The film's reception was overwhelmingly positive. Heavenly Creatures cleaned up at the 1995 New Zealand Film and TV Awards. Rising American indie company Miramax bought rights for most territories, and cleverly signed Jackson to a first look deal.
More than 30 American critics named Heavenly Creatures one of the 10 best films of the year, along with The Guardian's Derek Malcolm and the Sydney Morning Herald, who found it the best movie of 1995. Though not a global box office success on the order of Once Were Warriors, the rest of the world — particularly the Brits — fell in love with Jackson's exhilarating and sensitive retelling of a tabloid murder.
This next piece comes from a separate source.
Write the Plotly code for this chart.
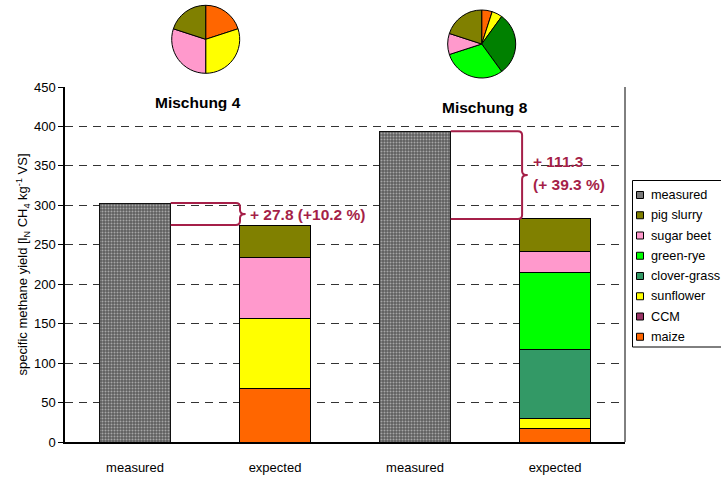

Kate Winslet's performance as Juliet launched her stellar career, and Melanie Lynskey began acting stateside a few years later.
David Rooney's review from US entertainment industry magazine Variety is typical of critics' responses: "it combines original vision, a drop-dead command of the medium and a successful marriage between a dazzling, kinetic techno-show and a complex, credible portrait of the out-of-control relationship between the crime's two schoolgirl perpetrators."
In other words, Heavenly Creatures looks distinctive and gorgeous — aided by invigorating cinematography from Alun Bollinger — but it also has substance. The characters of Juliet and Pauline (Lynskey) are written and played with such sympathy and intelligence that the two girls are never turned into monsters, despite the atrocious crime they commit.
The context for the matricide — conservative 1950s Christchurch — is constructed in convincing detail, capturing the second-hand England pretence and fusty conformity of the world that the girls' imagination takes flight from. The audience buys Jackson's vision of a grand passion gone awry, and is left with a rich understanding of how the girls spiralled towards such a devastating final act.
Sadly Jackson's close friend and producer, Jim Booth, passed away after filming; Heavenly Creatures is dedicated in his memory.
- Bianca Zander is a journalist, radio producer, novelist and scriptwriter.
Sources include
Richard Corliss, 'A Heavenly Trip Toward Hell' (Review of Heavenly Creatures)- Time, 5 December 1994
Tod Lippy, 'Writing and Directing Heavenly Creatures - a talk with Frances Walsh and Peter Jackson' - Scenario, Fall 1995, Volume 1, No 4, page 1
Ian Pryor, Peter Jackson - From prince of splatter to lord of the rings (Auckland: Random House New Zealand, 2003)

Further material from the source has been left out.